Code 68-609 requires that the commission, in determining whether a certificate of public convenience and necessity shall be granted, "must consider the following: (1) whether existing transportation service of all kinds is adequate to meet the reasonable public needs." The judgment excepted to is based upon a finding by the trial judge that the evidence before the commission failed to show that existing transportation service was inadequate, and therefore the Public Service Commission was without authority to grant the certificate here involved. We think that the trial judge erred in this construing the quoted provision of the Code section as being mandatory in limiting the power of the commission to those cases only where the evidence showed inadequate existing transportation service. The General Assembly obviously concurred in our view in this respect, else there would have been no need for the enactment of the 1950 amendment (Ga. L. 1950, p. 186). By that amendment the General Assembly provides: "No certificate or authority shall be granted . . . which the public convenience and necessity with respect to such route is being adequately served . . ." And it is further provided that no certificate or authority is to be granted to an applicant unless and until it shall be proved to the satisfaction of the commission that the service rendered over the said route is unsatisfactory to the public needs. A mere reading of the 1950 amendment discloses that it is expressly limited to certificates over fixed routes and is inapplicable to Class "B" certificates, which is the type here involved.
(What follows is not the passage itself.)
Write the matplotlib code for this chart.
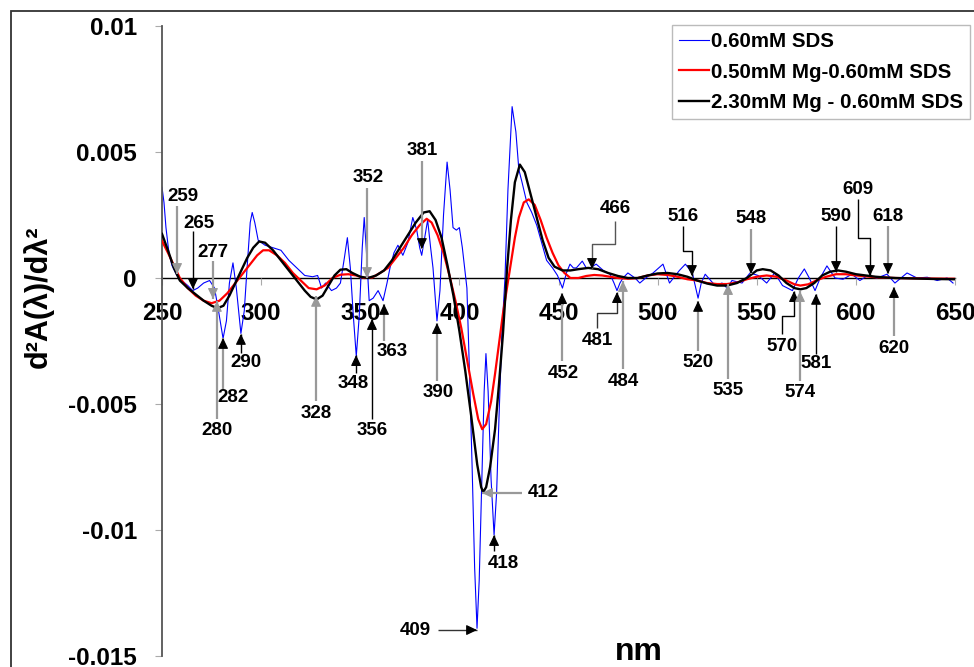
import numpy as np
import matplotlib.pyplot as plt
from matplotlib.patches import Rectangle

plt.rcParams['font.family'] = ['Liberation Sans', 'DejaVu Sans']
plt.rcParams['font.weight'] = 'bold'

# --- data ---
blue_x = [250, 251, 252, 253.5, 255, 257.5, 260, 263, 265.5, 268, 271, 274, 276.5, 278.5, 280.8,
          282.5, 284, 285.8, 287.5, 289.8, 291.5, 293, 294.5, 295.5, 296.8, 298.5, 302, 306, 310,
          314, 318, 322, 326, 328.5, 330.5, 332.5, 335.5, 338, 340, 342, 343.5, 345, 346.5, 348,
          349.5, 351, 352, 353, 354.5, 356.5, 359, 361.5, 363.5, 365, 367, 369, 371.5, 374, 376.5,
          378.5, 380, 381, 382.5, 384, 385.5, 386.7, 388.7, 390.2, 392, 393.8, 395.3, 396.8, 398.5,
          400, 401.5, 403.8, 405, 406.4, 407.7, 408.9, 410, 411.5, 412.5, 413.4, 414.5, 416, 417.5,
          418.8, 420, 421.5, 423, 424.5, 426.6, 428.5, 430, 431.6, 434, 436.5, 439, 441.5, 444, 447,
          449.5, 452, 454, 455.8, 457.5, 459, 462, 464, 466, 469, 472.6, 476, 478, 479.5, 481, 482.5,
          485, 488.6, 491, 494, 497.7, 502.7, 506, 508, 511, 514, 517.5, 520.4, 522, 524, 529, 532.5,
          535, 537.5, 542.6, 546.6, 550.7, 555, 559, 563, 568, 571, 574, 576.5, 579.4, 582, 585.4,
          589.5, 593.5, 598, 602, 606, 610.6, 615.7, 619.7, 625.8, 630.8, 636, 641, 646, 649]
blue_y = [0.0036, 0.0030, 0.0020, 0.0010, 0.0005, 0.0001, -0.0001, -0.0003, -0.0005, -0.0004, -0.0002,
          -0.0001, -0.0004, -0.0013, -0.0024, -0.0017, -0.0002, 0.0006, -0.0004, -0.0022, -0.0013,
          0.0005, 0.0022, 0.0026, 0.0022, 0.0015, 0.0013, 0.0012, 0.0011, 0.0007, 0.0004, 0.0001,
          0.00005, 0.0001, -0.0004, -0.0002, -0.0005, -0.0004, -0.0002, 0.0008, 0.0016, 0.0004,
          -0.0015, -0.0031, -0.0015, 0.0012, 0.0024, 0.0012, -0.0009, -0.0008, -0.0005, -0.0009,
          -0.0002, 0.0004, 0.0010, 0.0013, 0.0009, 0.0014, 0.0024, 0.0019, 0.0012, 0.0009, 0.0016,
          0.0023, 0.0012, 0.0004, -0.0017, -0.0005, 0.0025, 0.0046, 0.0035, 0.0020, 0.0019, 0.0020,
          0.0012, -0.0004, -0.0035, -0.0074, -0.0115, -0.0139, -0.0120, -0.0075, -0.0045, -0.0030,
          -0.0045, -0.0080, -0.0102, -0.0085, -0.0055, -0.0021, 0.0, 0.0035, 0.0068, 0.0058, 0.0043,
          0.0038, 0.0030, 0.0026, 0.0021, 0.0014, 0.0007, 0.0004, 0.0001, -0.0004, 0.0002, 0.00055,
          0.0004, 0.0004, 0.00067, 0.0004, 0.0004, 0.00055, 0.0003, 0.00015, -0.0002, -0.0005,
          -0.0002, 0.0, 0.0002, 0.0, -0.0002, 0.0, 0.0002, 0.00055, -0.0002, 0.0, 0.0003, 0.00055,
          0.0002, -0.0008, -0.0002, 0.00015, -0.0003, -0.0002, -0.0004, -0.0001, -0.0002, 0.0002,
          0.0001, -0.0002, 0.0002, -0.0003, -0.0005, 0.0, 0.00036, 0.0, -0.0005, 0.0, 0.00048, 0.0,
          -0.00005, 0.00015, -0.0001, 0.0001, 0.0, 0.00015, -0.0002, 0.0002, 0.0, 0.00003, -0.0001,
          0.0, -0.0002]

red_x = [250, 253, 256, 259, 263, 267, 271, 275, 279, 283, 287, 291, 295, 298, 301, 304, 308, 312,
         316, 320, 324, 328, 332, 336, 340, 344, 348, 352, 356, 360, 364, 368, 372, 376, 380, 383.5,
         386, 389, 392, 395, 398, 401, 404, 407, 409.5, 411.5, 413.5, 416, 418, 420, 422, 424, 426,
         428, 430, 432.5, 435, 438, 441, 444, 447, 450, 453, 456, 460, 464, 468, 472, 476, 480, 485,
         490, 495, 500, 505, 510, 515, 520, 525, 530, 535, 540, 545, 550, 555, 560, 565, 569, 572,
         576, 580, 585, 590, 595, 600, 610, 620, 635, 650]
red_y = [0.00147, 0.0010, 0.0005, 0.0, -0.0004, -0.0007, -0.0009, -0.0010, -0.0009, -0.0006, -0.0002,
         0.0002, 0.0006, 0.0009, 0.0011, 0.0011, 0.0009, 0.0006, 0.0002, -0.0001, -0.0004, -0.00045,
         -0.0003, 0.0, 0.00013, 0.00015, 0.0001, 0.0, 0.00002, 0.0002, 0.0004, 0.0008, 0.0012, 0.0017,
         0.0021, 0.00235, 0.0022, 0.0017, 0.0010, 0.0001, -0.0009, -0.0020, -0.0033, -0.0046, -0.0056,
         -0.0060, -0.0058, -0.0049, -0.0038, -0.0026, -0.0014, -0.0004, 0.0006, 0.0016, 0.0024,
         0.0030, 0.00312, 0.0029, 0.0023, 0.0016, 0.0010, 0.0005, 0.0002, 0.0, 0.0, 0.00008, 0.00012,
         0.0001, 0.00005, 0.0, -0.00003, 0.0, 0.0001, 0.00015, 0.00012, 0.00005, -0.00005, -0.0001,
         -0.0002, -0.00024, -0.00024, -0.00018, -0.00005, 0.00005, 0.0001, 0.00005, -0.0001, -0.00025,
         -0.0003, -0.00025, -0.0001, 0.00005, 0.00015, 0.00015, 0.0001, 0.00003, 0.0, -0.00002, -0.00003]

black_x = [250, 253, 256, 259, 263, 267, 271, 275, 278, 281, 284, 287, 290, 293, 296, 299, 302, 306,
           310, 314, 318, 322, 325, 328, 331, 334, 337, 340, 343, 346, 350, 354, 358, 362, 366, 370,
           374, 378, 382, 385, 388, 391, 394, 397, 400, 403, 406, 409, 411, 412, 413.5, 415.5, 418,
           420, 422, 424, 426, 428, 430.5, 433, 436, 439, 442, 445, 448, 452, 456, 460, 465, 470, 475,
           480, 485, 490, 495, 500, 505, 510, 515, 520, 525, 530, 535, 540, 545, 550, 553, 557, 561,
           565, 569, 572, 575, 579, 583, 587, 591, 595, 600, 605, 610, 615, 620, 630, 640, 650]
black_y = [0.00175, 0.0011, 0.0004, -0.0001, -0.0004, -0.00065, -0.0009, -0.0011, -0.0012, -0.0011,
           -0.0007, -0.0002, 0.0003, 0.0008, 0.0012, 0.00145, 0.0014, 0.0011, 0.0007, 0.0003, -0.0001,
           -0.0005, -0.00075, -0.00085, -0.0007, -0.0003, 0.0001, 0.00033, 0.00035, 0.0002, 0.00005,
           0.0, 0.0001, 0.0003, 0.0007, 0.0012, 0.0017, 0.0022, 0.0026, 0.00265, 0.0023, 0.0016,
           0.0005, -0.0007, -0.0021, -0.0037, -0.0055, -0.0074, -0.0083, -0.0085, -0.0083, -0.0075,
           -0.0060, -0.0042, -0.0022, 0.0003, 0.0023, 0.0038, 0.0045, 0.0042, 0.0033, 0.0024, 0.0015,
           0.0008, 0.00045, 0.0003, 0.0003, 0.00035, 0.0004, 0.00035, 0.0002, 0.00008, 0.0, 0.0,
           0.0001, 0.00018, 0.0002, 0.00015, 0.00005, -0.0001, -0.00022, -0.0003, -0.0003, -0.0002,
           0.0, 0.0003, 0.00035, 0.0003, 0.0001, -0.0002, -0.0004, -0.00045, -0.0004, -0.0002, 0.0001,
           0.00025, 0.0003, 0.00025, 0.00015, 0.0001, 0.00005, 0.00002, 0.0, -0.00002, -0.00004, -0.00005]

series_labels = ['0.60mM SDS', '0.50mM Mg-0.60mM SDS', '2.30mM Mg - 0.60mM SDS']

x_ticks = [250, 300, 350, 400, 450, 500, 550, 600, 650]
y_ticks = [0.01, 0.005, 0, -0.005, -0.01, -0.015]
y_tick_labels = ['0.01', '0.005', '0', '-0.005', '-0.01', '-0.015']

# peak labels and arrow tips (nm, value)
ann_labels = ['259', '265', '277', '280', '282', '290', '328', '348', '352', '356', '363', '381',
              '390', '409', '412', '418', '452', '466', '481', '484', '516', '520', '535', '548',
              '570', '574', '581', '590', '609', '618', '620']
ann_x = [257.6, 265.6, 275.7, 277.7, 280.8, 289.8, 327.7, 347.9, 353.4, 355.9, 362.0, 381.1,
         388.7, 408.9, 411.4, 417.5, 451.8, 466.9, 479.5, 482.5, 517.3, 520.4, 535.5, 547.1,
         568.8, 571.8, 579.9, 590.0, 607.1, 616.2, 619.2]
ann_y = [0.00016, -0.00044, -0.00083, -0.00091, -0.00238, -0.00222, -0.00071, -0.00306, 0.0,
         -0.00163, -0.00103, 0.00115, -0.00179, -0.01397, -0.00853, -0.0102, -0.0006, 0.00036,
         -0.00056, -0.00012, 0.00008, -0.00091, -0.00024, 0.00016, -0.00052, -0.00052, -0.00063,
         0.00024, 0.00008, 0.00016, -0.00036]

# layout of the labels: text position, path of the leader line (ends at the tip), line / head colour
G, K = '#999999', 'black'
ann_layout = [
    ((260.6, 0.00325), [(257.6, 0.00286)], G, G),
    ((268.7, 0.00218), [(265.6, 0.00187)], K, K),
    ((275.7, 0.00100), [(275.7, 0.00067)], G, G),
    ((277.7, -0.00607), [(277.7, -0.0056)], G, G),
    ((285.8, -0.00476), [(280.8, -0.00448)], G, K),
    ((292.4, -0.00337), [(289.8, -0.00298)], K, K),
    ((327.7, -0.00536), [(327.7, -0.00488)], G, G),
    ((346.3, -0.0042), [(347.9, -0.00377)], K, K),
    ((353.9, 0.00397), [(353.4, 0.00357)], G, G),
    ((355.9, -0.00607), [(355.9, -0.0056)], K, K),
    ((366.0, -0.0029), [(362.0, -0.0025)], G, K),
    ((381.1, 0.00504), [(381.1, 0.00464)], G, K),
    ((389.2, -0.00456), [(388.7, -0.0041)], G, K),
    ((377.6, -0.01397), [(389.2, -0.01397)], '#333333', K),
    ((442.2, -0.00853), [(431.6, -0.00853)], G, G),
    ((422.0, -0.01131), [(417.5, -0.01083)], K, K),
    ((452.3, -0.00377), [(451.8, -0.0033)], G, K),
    ((478.5, 0.00274), [(478.5, 0.00226), (478.5, 0.00135), (466.9, 0.00135)], '#555555', K),
    ((469.4, -0.0025), [(469.4, -0.00198), (469.4, -0.00139), (479.5, -0.00139)], '#333333', K),
    ((482.5, -0.00409), [(482.5, -0.0036)], G, G),
    ((512.8, 0.00246), [(512.8, 0.00206), (512.8, 0.00107), (517.3, 0.00107)], K, K),
    ((520.4, -0.00337), [(520.4, -0.0029)], G, K),
    ((535.5, -0.00448), [(535.5, -0.0040)], G, G),
    ((547.1, 0.00238), [(547.1, 0.00194)], G, K),
    ((562.7, -0.0027), [(562.7, -0.00222), (562.7, -0.00151), (568.8, -0.00151)], K, K),
    ((571.8, -0.00456), [(571.8, -0.0041)], G, G),
    ((579.9, -0.00341), [(579.9, -0.0030)], K, K),
    ((590.0, 0.00246), [(590.0, 0.00206)], K, K),
    ((601.1, 0.00353), [(601.1, 0.00313), (601.1, 0.00159), (607.1, 0.00159)], K, K),
    ((616.2, 0.00246), [(616.2, 0.00206)], G, K),
    ((619.2, -0.00278), [(619.2, -0.0023)], G, K),
]

fig = plt.figure(figsize=(9.74, 6.67), dpi=100)
fig.patches.append(Rectangle((11 / 974, -0.5), 2, 0.5 + 1 - 11 / 667, transform=fig.transFigure,
                             fill=False, edgecolor='#333333', lw=1.3))
ax = fig.add_axes([162 / 974, 1 - 656 / 667, 793 / 974, (656 - 26) / 667])

ax.plot(blue_x, blue_y, color='#0000ff', lw=0.8, label=series_labels[0], zorder=2)
ax.plot(red_x, red_y, color='#ff0000', lw=1.6, label=series_labels[1], zorder=3)
ax.plot(black_x, black_y, color='black', lw=1.7, label=series_labels[2], zorder=4)

ax.set_xlim(250, 650)
ax.set_ylim(-0.015, 0.01)
ax.spines['top'].set_visible(False)
ax.spines['right'].set_visible(False)
ax.spines['bottom'].set_position(('data', 0))
ax.spines['bottom'].set_color('black')
ax.spines['bottom'].set_linewidth(1.0)
ax.spines['bottom'].set_zorder(1)
ax.spines['left'].set_color('#555555')
ax.spines['left'].set_linewidth(1.3)
ax.set_xticks(x_ticks)
ax.set_xticklabels([str(v) for v in x_ticks])
ax.set_yticks(y_ticks)
ax.set_yticklabels(y_tick_labels)
ax.tick_params(axis='x', direction='out', length=5, color='#aaaaaa', pad=12, labelsize=17.5)
ax.tick_params(axis='y', direction='out', length=5, color='#aaaaaa', pad=13, labelsize=17.5)
for t in ax.get_xticklabels() + ax.get_yticklabels():
    t.set_fontweight('bold')

# peak labels
for lab, tx, ty, (tpos, path, lc, hc) in zip(ann_labels, ann_x, ann_y, ann_layout):
    pts = path + [(tx, ty)]
    xs = [p[0] for p in pts]
    ys = [p[1] for p in pts]
    lw = 1.6 if lc == G else 1.0
    ax.plot(xs, ys, color=lc, lw=lw, solid_capstyle='butt', zorder=5)
    px, py = pts[-2]
    if px == tx:
        off = (0, 7) if py > ty else (0, -7)
    else:
        off = (-7, 0) if px < tx else (7, 0)
    ax.annotate('', xy=(tx, ty), xytext=off, textcoords='offset points',
                arrowprops=dict(arrowstyle='-|>,head_length=0.5,head_width=0.24', color=hc,
                                lw=0.8, shrinkA=0, shrinkB=0, mutation_scale=13), zorder=6)
    ax.text(tpos[0], tpos[1], lab, ha='center', va='center', fontsize=13.5,
            fontweight='bold', zorder=6)

leg = ax.legend(loc='upper left', bbox_to_anchor=(672 / 974, 1 - 25 / 667),
                bbox_transform=fig.transFigure, fontsize=14.8, frameon=True, fancybox=False,
                handlelength=1.45, handletextpad=0.1, labelspacing=0.55, borderpad=0.35,
                borderaxespad=0)
leg.get_frame().set_edgecolor('#aaaaaa')
leg.get_frame().set_linewidth(1.0)
for t in leg.get_texts():
    t.set_fontweight('bold')

fig.text(38 / 974, 1 - 297 / 667, 'd²A(λ)/dλ²', rotation=90, ha='center', va='center',
         fontsize=22, fontweight='bold')
fig.text(639 / 974, 1 - 652 / 667, 'nm', ha='center', va='center', fontsize=23,
         fontweight='bold')

plt.savefig('out.png', dpi=100)
plt.close()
Each of the five specific subjects set forth in Code 68-609, which the law says the commission must consider, is intended for the guidance of the commission and to define the fields in which the commission shall give consideration, but is, after all, merely advisory, irrespective of what the evidence might disclose in respect to each of the five subjects. The commission, as respects Class "B" certificates, is free to exercise its own judgment and to grant or deny the applications for such certificates.
The wisdom of the law as above construed is demonstrated by the facts in the present case. It appears in the bill of exceptions that the parties stipulated before the commission that this plaintiff in error, at the time the certificate here involved was issued, was, and had been for a number of years, the holder of a Class "B" certificate, authorizing it to transport petroleum and petroleum products in bulk in tank trucks; and that, while asphalt and asphalt emulsion are petroleum products, the commission erroneously, on October 17, 1949, ruled that the plaintiff in errors certificate did not authorize transportation of asphalt and asphalt emulsion. This court in Georgia Public Service Commission v. Smith Transfer Co., 207 Ga. 658
(63 S. E. 2d 653) held that it was arbitrary and capricious for the Public Service Commission to undertake to construe a certificate that it had issued in a way to exclude therefrom products which the terms of the certificate clearly embraced. With this background before it, the Public Service Commission was merely correcting its own error when it issued the certificate here involved, which expressly authorized the transportation of products that the previous certificate of the plaintiff in error in fact embraced.
For the foregoing reasons, irrespective of whether or not the trial judge correctly analysed the evidence, it was error to grant the injunction.
Judgment reversed. All the Justices concur.